The Six Week National Ballots: The parliamentary elections of 2011 were carried out over six weeks, with the country divided into three regions, first region had its elections over two days and two weeks later the run offs. The results were announced and then two weeks later, the next region's elections and run offs and results and finally the last region. This clearly was designed to allow for nationally organized forces to be able to support each region in order. While many also argue that it allowed for fraud, for the purpose of discussing Ikhwanmandering, I will not address this topic. The choice of which region goes first needs further research, but it was by no means random. We have seen Ikhwan typically gather their support or protest demonstrations in one or two areas, similarly with elections, it was the use of concentrated national resources to help defeat local candidates who were already spread thin over large districts and financially exhausted with runoffs. 
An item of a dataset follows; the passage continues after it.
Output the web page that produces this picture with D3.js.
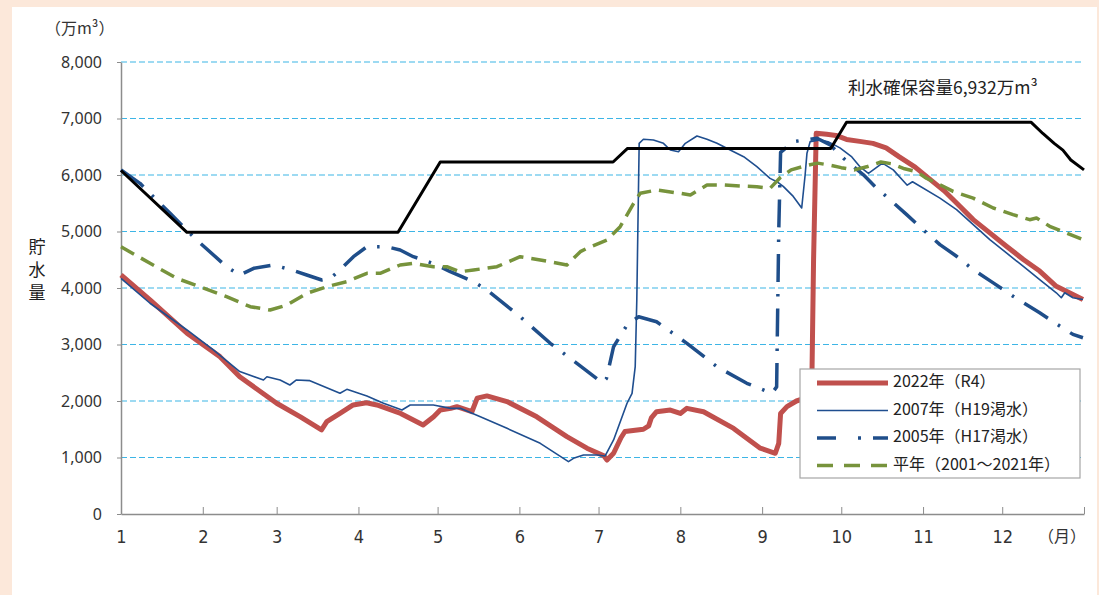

Shura Council Too: As if six weeks of elections were not enough, SCAF and Ikhwan agreed that there would be a vote for an upper house which would then require six further weeks. The upper house or Shura had virtually no assigned duties and the vote for it was held before any constitution was written and it was unclear if it would actually exist at all under a new constitution. Naturally less than 7% of those eligible to vote bothered to go to the Shura polls.

Many in the west would argue that there are democratic means to overcome gerrymandering; this is indeed true. But let’s not forget that all of these elections were not really for normal legislative bodies, they turned out to be, much to our surprise, the electorate, for the power to form a committeeto write the Constitution. The Supreme Court never had the chance to rule over the legitimacy of this, as the supporters of Ikhwan laid siege to the court for several weeks, before President Morsi declared himself above the Supreme Court and issued a Constitutional Declaration that the Constituent Assembly chosen by the Ikhwanmandered process would be immune from dissolution.  The Ikhwan and their Salafi allies proceeded at breakneck speed to force a Constitution that was mainly focused on the limitations of freedom, limiting religious freedoms to approved religions and limiting equality and citizenship rights to the whim of religious interpretations.
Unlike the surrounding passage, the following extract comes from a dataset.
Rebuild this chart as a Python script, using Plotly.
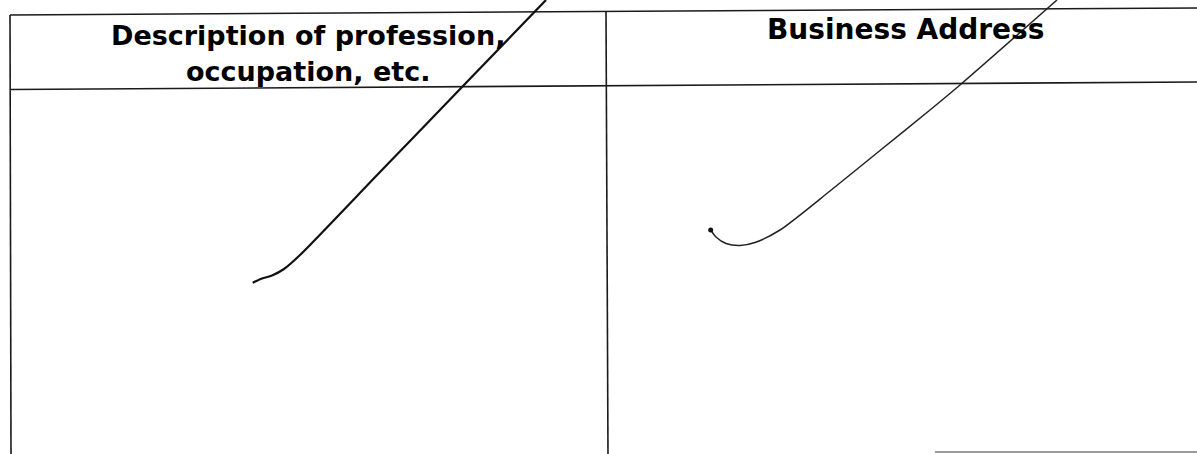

Some Muslim Brotherhood apologists would argue in defense of various aspects of Ikhwanmandering such as the staging of the elections in regions being required to comply with judicial oversight of the elections and no enough judges are available to supervise all the polling stations, yet most judges refused to oversee the referendum over the Ikhwan Constitution and that did not prevent the very same Ikhwan apologists from declaring that defective vote democratic.

The Muslim Brotherhood feared democracy and sought to immunize themselves against it. Their efforts were ultimately about disenfranchisement of their opponents and counter democratic. They had choices and at every juncture they opted disenfranchisement.